Evidently we cannot choose our posterity. Reversing the steps of time, we may, indeed choose backwards. We may give our thoughts noble forefathers. Well begotten, well born our fancies must be; they shall be also well derived. We have a voice in decreeing our inheritance, and not our inheritance only, but our heredity. Our minds may trace upwards and follow their ways to the best well-heads of the arts. The very habit of our thoughts may be persuaded one way unawares by their antenatal history. Their companions must be lovely, but need be no lovelier than their ancestors; and being so fathered and so husbanded, our thoughts may be intrusted to keep the counsels of literature.

Such is our confidence in a descent we know. But, of a sequel which of us is sure? Which of us is secured against the dangers of subsequent depreciation? And, moreover, which of us shall trace the contemporary tendencies, the one towards honour, the other towards dishonour? Or who shall discover why derivation becomes degeneration, and where and when and how the bastardy befalls? The decivilized have every grace as the antecedent of their vulgarities, every distinction as the precedent of their mediocrities. No ballad-concert song, feign it sigh, frolic, or laugh, but has the excuse that the feint was suggested, was made easy, by some living sweetness once. Nor are the decivilized to blame as having in their own persons possessed civilization and marred it. They did not possess it; they were born into some tendency to derogation, into an inclination for things mentally inexpensive. And the tendency can hardly do other than continue.
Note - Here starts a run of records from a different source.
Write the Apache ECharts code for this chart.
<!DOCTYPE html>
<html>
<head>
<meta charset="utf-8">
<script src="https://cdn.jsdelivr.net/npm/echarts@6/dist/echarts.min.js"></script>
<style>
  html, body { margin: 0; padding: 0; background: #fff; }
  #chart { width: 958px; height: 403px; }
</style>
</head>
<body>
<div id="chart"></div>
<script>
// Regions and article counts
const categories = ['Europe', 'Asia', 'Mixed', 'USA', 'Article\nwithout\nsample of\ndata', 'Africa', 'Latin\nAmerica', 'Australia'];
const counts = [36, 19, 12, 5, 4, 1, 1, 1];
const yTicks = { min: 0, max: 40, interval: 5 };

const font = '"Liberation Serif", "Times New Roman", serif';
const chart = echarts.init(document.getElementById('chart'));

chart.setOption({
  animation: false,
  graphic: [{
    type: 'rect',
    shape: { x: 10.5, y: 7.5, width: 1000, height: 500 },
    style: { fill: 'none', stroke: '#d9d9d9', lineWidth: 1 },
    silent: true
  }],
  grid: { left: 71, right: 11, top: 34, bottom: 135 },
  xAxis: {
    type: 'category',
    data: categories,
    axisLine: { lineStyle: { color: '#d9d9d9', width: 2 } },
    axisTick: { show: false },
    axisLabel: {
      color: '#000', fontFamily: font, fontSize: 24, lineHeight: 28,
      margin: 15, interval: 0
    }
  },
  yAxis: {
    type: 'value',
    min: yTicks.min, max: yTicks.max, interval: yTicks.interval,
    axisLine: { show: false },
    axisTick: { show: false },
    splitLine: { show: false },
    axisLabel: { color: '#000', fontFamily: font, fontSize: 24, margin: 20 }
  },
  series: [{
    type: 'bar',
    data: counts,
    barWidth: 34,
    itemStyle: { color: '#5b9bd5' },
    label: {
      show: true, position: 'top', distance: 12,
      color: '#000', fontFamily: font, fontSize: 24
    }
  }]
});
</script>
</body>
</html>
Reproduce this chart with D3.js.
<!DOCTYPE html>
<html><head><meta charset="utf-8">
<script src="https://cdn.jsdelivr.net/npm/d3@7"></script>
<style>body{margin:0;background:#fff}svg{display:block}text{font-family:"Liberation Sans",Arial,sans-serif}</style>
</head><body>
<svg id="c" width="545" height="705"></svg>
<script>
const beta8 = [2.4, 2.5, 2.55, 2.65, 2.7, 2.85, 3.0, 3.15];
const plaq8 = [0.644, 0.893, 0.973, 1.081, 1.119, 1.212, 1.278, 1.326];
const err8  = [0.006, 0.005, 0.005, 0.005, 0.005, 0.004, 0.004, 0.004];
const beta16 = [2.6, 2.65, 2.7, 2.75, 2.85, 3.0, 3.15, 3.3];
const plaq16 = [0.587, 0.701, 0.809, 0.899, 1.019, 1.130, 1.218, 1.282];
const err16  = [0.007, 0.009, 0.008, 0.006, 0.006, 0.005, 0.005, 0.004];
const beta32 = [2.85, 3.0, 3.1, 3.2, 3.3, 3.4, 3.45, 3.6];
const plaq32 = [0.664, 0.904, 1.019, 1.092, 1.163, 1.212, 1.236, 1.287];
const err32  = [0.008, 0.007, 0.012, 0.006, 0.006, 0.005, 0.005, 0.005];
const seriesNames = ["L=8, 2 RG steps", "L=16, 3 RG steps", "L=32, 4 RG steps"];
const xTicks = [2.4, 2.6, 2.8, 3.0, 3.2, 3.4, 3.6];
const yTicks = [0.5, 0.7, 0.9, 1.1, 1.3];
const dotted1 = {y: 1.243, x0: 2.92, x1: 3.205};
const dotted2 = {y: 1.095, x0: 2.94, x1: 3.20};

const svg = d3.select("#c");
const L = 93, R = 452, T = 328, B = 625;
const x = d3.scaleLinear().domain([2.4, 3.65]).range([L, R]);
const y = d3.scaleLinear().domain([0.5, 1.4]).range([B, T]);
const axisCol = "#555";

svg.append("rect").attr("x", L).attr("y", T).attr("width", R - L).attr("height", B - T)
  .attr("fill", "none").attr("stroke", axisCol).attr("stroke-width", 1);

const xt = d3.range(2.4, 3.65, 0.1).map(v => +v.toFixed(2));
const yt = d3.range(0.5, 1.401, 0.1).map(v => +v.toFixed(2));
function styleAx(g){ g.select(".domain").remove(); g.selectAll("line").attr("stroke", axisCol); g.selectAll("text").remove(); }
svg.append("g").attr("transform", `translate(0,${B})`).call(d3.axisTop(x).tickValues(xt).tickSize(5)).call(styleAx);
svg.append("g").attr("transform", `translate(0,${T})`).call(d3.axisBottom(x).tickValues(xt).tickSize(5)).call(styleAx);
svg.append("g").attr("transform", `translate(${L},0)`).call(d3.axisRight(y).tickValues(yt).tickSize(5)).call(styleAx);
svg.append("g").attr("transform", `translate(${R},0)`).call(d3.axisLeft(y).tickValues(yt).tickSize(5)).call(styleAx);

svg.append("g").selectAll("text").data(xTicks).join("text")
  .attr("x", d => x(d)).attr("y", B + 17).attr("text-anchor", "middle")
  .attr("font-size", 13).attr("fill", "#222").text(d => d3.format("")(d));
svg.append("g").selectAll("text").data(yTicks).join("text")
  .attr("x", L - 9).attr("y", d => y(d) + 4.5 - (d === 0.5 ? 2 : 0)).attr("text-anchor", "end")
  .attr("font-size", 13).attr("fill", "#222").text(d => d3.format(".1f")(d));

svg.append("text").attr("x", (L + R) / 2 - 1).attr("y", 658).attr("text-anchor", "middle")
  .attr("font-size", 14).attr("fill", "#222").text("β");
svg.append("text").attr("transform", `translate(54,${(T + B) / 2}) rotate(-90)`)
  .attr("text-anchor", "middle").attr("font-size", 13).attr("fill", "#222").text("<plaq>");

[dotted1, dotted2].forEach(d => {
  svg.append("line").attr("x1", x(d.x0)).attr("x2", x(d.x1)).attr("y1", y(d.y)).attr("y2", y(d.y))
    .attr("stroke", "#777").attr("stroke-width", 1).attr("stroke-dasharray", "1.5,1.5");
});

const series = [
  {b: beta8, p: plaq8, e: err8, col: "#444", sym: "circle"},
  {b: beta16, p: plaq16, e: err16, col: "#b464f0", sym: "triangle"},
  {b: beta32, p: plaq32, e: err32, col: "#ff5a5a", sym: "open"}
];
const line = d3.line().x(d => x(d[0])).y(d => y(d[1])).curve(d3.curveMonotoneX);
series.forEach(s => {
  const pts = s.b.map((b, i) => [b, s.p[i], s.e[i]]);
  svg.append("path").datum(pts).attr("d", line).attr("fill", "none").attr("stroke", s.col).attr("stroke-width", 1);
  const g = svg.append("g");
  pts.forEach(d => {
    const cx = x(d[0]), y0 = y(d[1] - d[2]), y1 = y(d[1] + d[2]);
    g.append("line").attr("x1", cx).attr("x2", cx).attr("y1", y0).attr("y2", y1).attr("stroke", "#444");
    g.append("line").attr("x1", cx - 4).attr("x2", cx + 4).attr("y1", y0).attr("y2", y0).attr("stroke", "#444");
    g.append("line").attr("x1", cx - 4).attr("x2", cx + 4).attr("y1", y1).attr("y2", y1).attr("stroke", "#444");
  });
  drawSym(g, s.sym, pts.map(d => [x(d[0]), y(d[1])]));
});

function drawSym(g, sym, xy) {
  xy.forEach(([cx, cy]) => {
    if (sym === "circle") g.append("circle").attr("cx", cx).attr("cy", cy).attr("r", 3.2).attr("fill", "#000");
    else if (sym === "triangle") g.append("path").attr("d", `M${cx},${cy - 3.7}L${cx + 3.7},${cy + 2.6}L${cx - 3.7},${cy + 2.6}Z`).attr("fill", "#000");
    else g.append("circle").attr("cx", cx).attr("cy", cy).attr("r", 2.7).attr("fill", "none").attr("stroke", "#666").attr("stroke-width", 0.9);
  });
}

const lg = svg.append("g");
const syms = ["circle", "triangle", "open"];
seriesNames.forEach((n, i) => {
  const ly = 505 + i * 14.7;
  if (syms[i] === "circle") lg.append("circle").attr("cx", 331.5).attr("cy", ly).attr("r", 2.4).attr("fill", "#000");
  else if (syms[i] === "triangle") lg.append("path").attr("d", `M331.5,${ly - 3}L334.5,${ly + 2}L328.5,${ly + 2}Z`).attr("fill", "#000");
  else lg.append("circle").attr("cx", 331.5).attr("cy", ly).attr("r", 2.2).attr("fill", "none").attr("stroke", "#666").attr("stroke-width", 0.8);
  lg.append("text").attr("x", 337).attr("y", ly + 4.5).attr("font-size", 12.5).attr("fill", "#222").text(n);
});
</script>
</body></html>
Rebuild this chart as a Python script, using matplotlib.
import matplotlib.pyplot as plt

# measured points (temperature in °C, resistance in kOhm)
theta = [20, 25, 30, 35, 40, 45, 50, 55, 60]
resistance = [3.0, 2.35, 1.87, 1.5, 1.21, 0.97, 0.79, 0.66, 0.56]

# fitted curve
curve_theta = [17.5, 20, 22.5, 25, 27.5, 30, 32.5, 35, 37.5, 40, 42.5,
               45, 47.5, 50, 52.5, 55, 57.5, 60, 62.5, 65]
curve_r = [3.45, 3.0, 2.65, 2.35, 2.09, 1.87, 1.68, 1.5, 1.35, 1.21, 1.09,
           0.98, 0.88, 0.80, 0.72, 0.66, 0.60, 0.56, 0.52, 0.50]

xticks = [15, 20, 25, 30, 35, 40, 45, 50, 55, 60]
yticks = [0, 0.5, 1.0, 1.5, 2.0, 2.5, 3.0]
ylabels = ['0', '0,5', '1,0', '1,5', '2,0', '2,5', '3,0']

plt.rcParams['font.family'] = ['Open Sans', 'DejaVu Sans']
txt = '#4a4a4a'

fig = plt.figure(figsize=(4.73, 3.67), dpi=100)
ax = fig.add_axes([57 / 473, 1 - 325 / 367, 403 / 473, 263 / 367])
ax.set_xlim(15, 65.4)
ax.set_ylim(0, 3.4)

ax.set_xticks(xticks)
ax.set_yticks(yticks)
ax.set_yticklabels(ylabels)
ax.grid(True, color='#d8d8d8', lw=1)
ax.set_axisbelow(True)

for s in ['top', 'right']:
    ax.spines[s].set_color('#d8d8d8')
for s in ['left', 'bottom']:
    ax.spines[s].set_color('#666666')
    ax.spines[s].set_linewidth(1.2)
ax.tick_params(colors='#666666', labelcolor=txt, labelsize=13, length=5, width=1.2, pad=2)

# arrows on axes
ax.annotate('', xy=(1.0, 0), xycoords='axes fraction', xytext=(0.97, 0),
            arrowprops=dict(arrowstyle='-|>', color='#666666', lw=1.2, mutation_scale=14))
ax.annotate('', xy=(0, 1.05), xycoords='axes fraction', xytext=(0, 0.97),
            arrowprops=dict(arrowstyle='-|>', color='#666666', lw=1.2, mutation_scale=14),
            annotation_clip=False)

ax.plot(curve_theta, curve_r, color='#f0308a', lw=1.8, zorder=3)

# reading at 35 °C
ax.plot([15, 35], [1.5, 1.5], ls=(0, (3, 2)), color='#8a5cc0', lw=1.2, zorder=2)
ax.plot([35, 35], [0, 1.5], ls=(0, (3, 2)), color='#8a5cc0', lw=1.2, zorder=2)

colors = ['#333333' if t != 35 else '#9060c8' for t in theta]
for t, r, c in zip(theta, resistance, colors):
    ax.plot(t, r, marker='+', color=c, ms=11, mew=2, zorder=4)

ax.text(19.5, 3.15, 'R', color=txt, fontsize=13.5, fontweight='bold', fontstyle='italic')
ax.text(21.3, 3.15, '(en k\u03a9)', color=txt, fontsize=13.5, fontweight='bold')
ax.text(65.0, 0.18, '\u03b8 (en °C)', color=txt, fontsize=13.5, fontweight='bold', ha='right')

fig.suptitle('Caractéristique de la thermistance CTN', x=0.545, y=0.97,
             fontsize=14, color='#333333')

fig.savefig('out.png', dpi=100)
Nothing can look duller than the future of this second-hand and multiplying world. Men need not be common merely because they are many; but the infection of commonness once begun in the many, what dullness in their future! To the eye that has reluctantly discovered this truth–that the vulgarized are not un-civilized, and that there is no growth for them–it does not look like a future at all. More ballad-concerts, more quaint English, more robustious barytone songs, more piecemeal pictures, more colonial poetry, more young nations with withered traditions. Yet it is before this prospect that the provincial overseas lifts up his voice in a boast or a promise common enough among the incapable young, but pardonable only in senility. He promises the world a literature, an art, that shall be new because his forest is untracked and his town just built. But what the newness is to be he cannot tell. Certain words were dreadful once in the mouth of desperate old age. Dreadful and pitiable as the threat of an impotent king, what shall we name them when they are the promise of an impotent people? “I will do such things: what they are yet I know not.”